(Source code of charts)
_ _ _ _ _
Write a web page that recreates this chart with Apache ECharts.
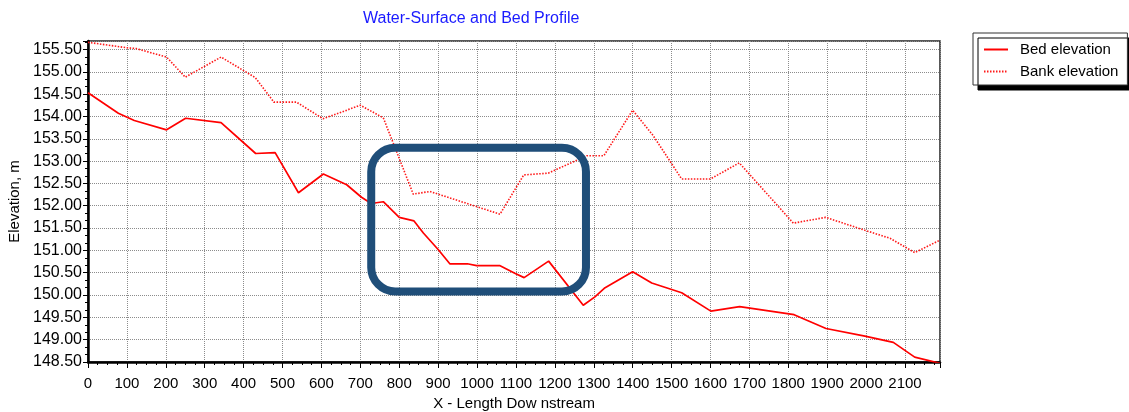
<!DOCTYPE html>
<html>
<head>
    <meta charset="utf-8" />
    <title>Water-Surface and Bed Profile</title>
    <script src="https://cdn.jsdelivr.net/npm/echarts@6/dist/echarts.min.js"></script>
    <style>
        html, body { margin: 0; padding: 0; background: #fff; }
        #chart { width: 1129px; height: 412px; }
    </style>
</head>
<body>
    <div id="chart"></div>
    <script>
        // 河床高程 (bed elevation)
        var bedX = [0, 78, 119, 202, 251, 342, 431, 481, 541, 605, 665, 703, 728, 759, 800, 838, 862, 900, 930, 975,
            999, 1058, 1097, 1121, 1184, 1273, 1303, 1327, 1400, 1449, 1526, 1601, 1675, 1815, 1897, 1997, 2070, 2125, 2190];
        var bedY = [154.53, 154.07, 153.91, 153.70, 153.96, 153.86, 153.17, 153.19, 152.29, 152.71, 152.47, 152.19, 152.05, 152.09, 151.74, 151.66, 151.39, 151.02, 150.70, 150.70,
            150.66, 150.66, 150.49, 150.39, 150.76, 149.77, 149.96, 150.15, 150.52, 150.27, 150.05, 149.64, 149.74, 149.56, 149.25, 149.08, 148.94, 148.61, 148.47];
        // 岸顶高程 (bank elevation)
        var bankX = [0, 99, 124, 202, 250, 342, 430, 478, 536, 604, 700, 759, 836, 879, 1059, 1120, 1183, 1282, 1326, 1400,
            1452, 1526, 1600, 1674, 1813, 1896, 1997, 2062, 2125, 2190];
        var bankY = [155.66, 155.54, 155.52, 155.33, 154.88, 155.33, 154.87, 154.32, 154.32, 153.95, 154.25, 153.97, 152.26, 152.32, 151.81, 152.69, 152.73, 153.12, 153.12, 154.14,
            153.58, 152.60, 152.60, 152.96, 151.61, 151.74, 151.45, 151.27, 150.95, 151.23];
        var seriesNames = ['Bed elevation', 'Bank elevation'];
        // 高亮框范围 (data coords)
        var boxX = [728, 1280];
        var boxY = [150.08, 153.30];

        function pairs(xs, ys) {
            var out = [];
            for (var i = 0; i < xs.length; i++) out.push([xs[i], ys[i]]);
            return out;
        }

        var font = 'Liberation Sans, Arial, sans-serif';
        var myChart = echarts.init(document.getElementById('chart'));
        var option = {
            animation: false,
            backgroundColor: '#fff',
            textStyle: { fontFamily: font, color: '#000' },
            title: {
                text: 'Water-Surface and Bed Profile',
                left: 363,
                top: 11,
                padding: 0,
                textStyle: { fontFamily: font, fontSize: 16, fontWeight: 'normal', color: '#1a1aff' }
            },
            legend: {
                orient: 'vertical',
                left: 973,
                top: 33,
                padding: [9, 9, 6, 10],
                itemWidth: 24,
                itemHeight: 14,
                itemGap: 7,
                itemStyle: { opacity: 0 },
                backgroundColor: '#fff',
                borderColor: '#333',
                borderWidth: 1,
                shadowColor: '#000',
                shadowBlur: 0,
                shadowOffsetX: 5,
                shadowOffsetY: 5,
                textStyle: { fontFamily: font, fontSize: 15, color: '#000', padding: [0, 0, 0, 7] },
                data: seriesNames
            },
            grid: {
                left: 88, right: 189, top: 41, bottom: 50,
                outerBoundsMode: 'none',
                containLabel: false,
                show: true,
                borderColor: '#222',
                borderWidth: 1.5
            },
            xAxis: {
                type: 'value',
                min: 0,
                max: 2190,
                interval: 100,
                name: 'X - Length Dow nstream',
                nameLocation: 'middle',
                nameGap: 33,
                nameTextStyle: { fontFamily: font, fontSize: 15, color: '#000' },
                axisLine: { show: true, onZero: false, lineStyle: { color: '#000', width: 2.5 } },
                axisTick: { show: true, length: 6, lineStyle: { color: '#000', width: 1 } },
                minorTick: { show: true, splitNumber: 4, length: 3, lineStyle: { color: '#000', width: 1 } },
                axisLabel: {
                    fontFamily: font, fontSize: 15, color: '#000', margin: 14, showMaxLabel: false,
                    formatter: function (v) { return String(v); }
                },
                splitLine: { show: true, lineStyle: { color: '#8c8c8c', width: 1, type: [1, 1] } }
            },
            yAxis: {
                type: 'value',
                min: 148.5,
                max: 155.69,
                interval: 0.5,
                name: 'Elevation, m',
                nameLocation: 'middle',
                nameGap: 60,
                nameTextStyle: { fontFamily: font, fontSize: 15, color: '#000' },
                axisLine: { show: true, lineStyle: { color: '#000', width: 2.5 } },
                axisTick: { show: true, length: 5, lineStyle: { color: '#000', width: 1 } },
                minorTick: { show: true, splitNumber: 3, length: 3, lineStyle: { color: '#000', width: 1 } },
                axisLabel: {
                    fontFamily: font, fontSize: 16, color: '#000', margin: 6, showMaxLabel: false,
                    formatter: function (v) { return v.toFixed(2); }
                },
                splitLine: { show: true, lineStyle: { color: '#8c8c8c', width: 1, type: [1, 1] } }
            },
            series: [
                {
                    name: seriesNames[0],
                    type: 'line',
                    symbol: 'none',
                    data: pairs(bedX, bedY),
                    lineStyle: { color: '#ff0000', width: 1.7 },
                    itemStyle: { color: '#ff0000' }
                },
                {
                    name: seriesNames[1],
                    type: 'line',
                    symbol: 'none',
                    data: pairs(bankX, bankY),
                    lineStyle: { color: '#ff1a1a', width: 1.6, type: [1.5, 1.5] },
                    itemStyle: { color: '#ff1a1a' }
                }
            ]
        };
        myChart.setOption(option);

        // 圆角高亮框
        var p0 = myChart.convertToPixel({ gridIndex: 0 }, [boxX[0], boxY[1]]);
        var p1 = myChart.convertToPixel({ gridIndex: 0 }, [boxX[1], boxY[0]]);
        myChart.setOption({
            graphic: [{
                type: 'rect',
                z: 100,
                shape: { x: p0[0], y: p0[1], width: p1[0] - p0[0], height: p1[1] - p0[1], r: 24 },
                style: { fill: 'none', stroke: '#1f4e79', lineWidth: 8 }
            }]
        });
    </script>
</body>
</html>
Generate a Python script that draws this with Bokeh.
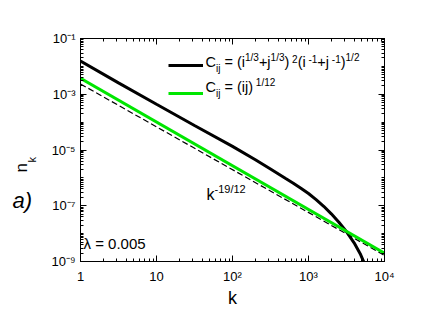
import numpy as np
from bokeh.plotting import figure
from bokeh.layouts import row
from bokeh.models import (Range1d, FixedTicker, CustomJSTickFormatter, LogAxis,
                          Label, Legend, LegendItem)
from bokeh.core.properties import value
from bokeh.embed import file_html
from bokeh.resources import INLINE

# ---------------- data ----------------
k_black = [1, 3.16, 10, 31.6, 100, 200, 316, 501, 631, 794, 1000, 1259, 1585,
           1995, 2512, 3162, 3981, 4786, 5370, 5754]
n_black = [1.55e-2, 2.55e-3, 4.37e-4, 7.6e-5, 1.35e-5, 4.47e-6, 2.09e-6,
           9.55e-7, 6.46e-7, 4.27e-7, 2.75e-7, 1.66e-7, 9.55e-8, 5.13e-8,
           2.57e-8, 1.17e-8, 4.68e-9, 1.91e-9, 9.3e-10, 5.6e-10]
k_green = [1, 1e4]
n_green = [3.72e-3, 2.0e-9]
k_ref = [1, 1e4]
n_ref = [2.34e-3, 1.66e-9]

x_major = [1, 10, 100, 1000, 10000]
x_minor = [m * 10 ** e for e in range(0, 4) for m in range(1, 10)] + [10000]
y_major = [1e-9, 1e-7, 1e-5, 1e-3, 1e-1]
y_minor = [m * 10.0 ** e for e in range(-9, -1) for m in range(1, 10)] + [1e-1]

FONT = "Liberation Sans"
H = 316
LEFT_W = 46
TOP, BOTTOM = 38, 55

p = figure(width=447 - LEFT_W, height=H, x_axis_type="log", y_axis_type="log",
           x_range=Range1d(1, 1e4), y_range=Range1d(1e-9, 1e-1),
           output_backend="svg", toolbar_location=None,
           min_border_left=80 - LEFT_W, min_border_right=63, min_border_top=TOP,
           min_border_bottom=BOTTOM)
p.grid.visible = False
p.outline_line_color = "black"
p.background_fill_color = "white"

fmt_code = """
const e = Math.round(Math.log10(tick));
if (e == 0) return "1";
if (e == 1) return "10";
const sup = {"-":"\u207b","0":"\u2070","1":"\u00b9","2":"\u00b2","3":"\u00b3","4":"\u2074",
             "5":"\u2075","6":"\u2076","7":"\u2077","8":"\u2078","9":"\u2079"};
let s = "10";
const t = String(e);
for (let i = 0; i < t.length; i++) { s += sup[t[i]]; }
return s;
"""

def style_axis(ax, show_labels):
    ax.major_tick_in = 6
    ax.major_tick_out = 0
    ax.minor_tick_in = 3
    ax.minor_tick_out = 0
    ax.axis_line_color = "black"
    ax.major_tick_line_color = "black"
    ax.minor_tick_line_color = "black"
    ax.major_label_text_font = FONT
    ax.major_label_text_font_size = "13px"
    ax.major_label_text_color = "black"
    if show_labels:
        ax.formatter = CustomJSTickFormatter(code=fmt_code)
    else:
        ax.formatter = CustomJSTickFormatter(code='return "";')
        ax.major_label_standoff = 0

p.xaxis[0].ticker = FixedTicker(ticks=x_major, minor_ticks=x_minor)
p.yaxis[0].ticker = FixedTicker(ticks=y_major, minor_ticks=y_minor)
style_axis(p.xaxis[0], True)
style_axis(p.yaxis[0], True)
p.xaxis[0].major_label_standoff = 7
p.yaxis[0].major_label_standoff = 5
p.xaxis[0].axis_label = "k"
p.xaxis[0].axis_label_text_font = FONT
p.xaxis[0].axis_label_text_font_size = "18px"
p.xaxis[0].axis_label_text_font_style = "normal"
p.xaxis[0].axis_label_text_color = "black"
p.xaxis[0].axis_label_standoff = 1

top = LogAxis(ticker=FixedTicker(ticks=x_major, minor_ticks=x_minor))
right = LogAxis(ticker=FixedTicker(ticks=y_major, minor_ticks=y_minor))
style_axis(top, False)
style_axis(right, False)
p.add_layout(top, "above")
p.add_layout(right, "right")

# ---------------- lines ----------------
r_ref = p.line(k_ref, n_ref, line_color="black", line_width=1.2, line_dash="6 3")
r_black = p.line(k_black, n_black, line_color="black", line_width=3)
r_green = p.line(k_green, n_green, line_color="#00e600", line_width=3)

legend = Legend(items=[LegendItem(label=value(" "), renderers=[r_black]),
                       LegendItem(label=value(" "), renderers=[r_green])],
                location=(88, 158), padding=0, margin=0, spacing=8,
                glyph_width=35, glyph_height=20, label_height=20,
                label_standoff=0, border_line_color=None,
                background_fill_alpha=0, label_text_font_size="10px")
p.add_layout(legend)

# ---------------- rich text ----------------
W = {' ': 278, '(': 333, ')': 333, '+': 584, '-': 333, '.': 278, '/': 278,
     '=': 584, 'C': 722, 'i': 222, 'j': 222, 'k': 500, 'n': 556, 'a': 556}
for d in "0123456789":
    W[d] = 556

def tw(txt, size):
    return sum(W.get(c, 556) for c in txt) * size / 1000.0

def rich(pieces, dx, dy, base, small, sup_up, sub_dn):
    x = dx
    for txt, kind in pieces:
        size = base if kind == "n" else small
        off = 0 if kind == "n" else (sup_up if kind == "sup" else -sub_dn)
        lead = len(txt) - len(txt.lstrip(" "))
        x += lead * W[' '] * size / 1000.0
        body = txt.strip(" ")
        p.add_layout(Label(x=1, y=1e-9, x_offset=x, y_offset=dy + off, text=body,
                           text_font=FONT, text_font_size=f"{size}px",
                           text_color="black"))
        x += tw(txt.lstrip(" "), size)

row1 = [("C", "n"), ("ij", "sub"), (" = (i", "n"), ("1/3", "sup"), ("+j", "n"),
        ("1/3", "sup"), (")", "n"), (" 2", "sup"), ("(i", "n"), (" -1", "sup"),
        ("+j", "n"), (" -1", "sup"), (")", "n"), ("1/2", "sup")]
row2 = [("C", "n"), ("ij", "sub"), (" = (ij)", "n"), (" 1/12", "sup")]
rich(row1, 125, 192, 14.5, 10, 7, 4)
rich(row2, 125, 167, 14.5, 10, 7, 4)

rich([("k", "n"), ("-19/12", "sup")], 126, 59, 16, 11, 8, 0)

p.add_layout(Label(x=1, y=1e-9, x_offset=3, y_offset=10, text="\u03bb = 0.005",
                   text_font=FONT, text_font_size="15px", text_color="black"))

# ---------------- left strip: panel letter and y-axis title ----------------
# (its frame is aligned with the main frame by the row layout)
left = figure(width=LEFT_W, height=H, x_range=Range1d(0, LEFT_W),
              y_range=Range1d(BOTTOM, H - TOP), output_backend="svg",
              toolbar_location=None, min_border=0, min_border_top=TOP,
              min_border_bottom=BOTTOM, x_axis_location=None,
              y_axis_location=None, outline_line_color=None)
left.grid.visible = False

left.add_layout(Label(x=12, y=H - 212, text="a)", text_font=FONT,
                      text_font_size="22px", text_font_style="italic",
                      text_color="black"))
left.add_layout(Label(x=30, y=H - 172, text="n", angle=np.pi / 2,
                      text_font=FONT, text_font_size="17px", text_color="black"))
left.add_layout(Label(x=37.7, y=H - 162, text="k", angle=np.pi / 2,
                      text_font=FONT, text_font_size="11px", text_color="black"))

layout = row(left, p, spacing=0)
open("out.html", "w").write(file_html(layout, INLINE))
_ _ _ _ _
Say how many lines contain the string "with", giving nothing but the count.

• **TASK ANSWER**: 3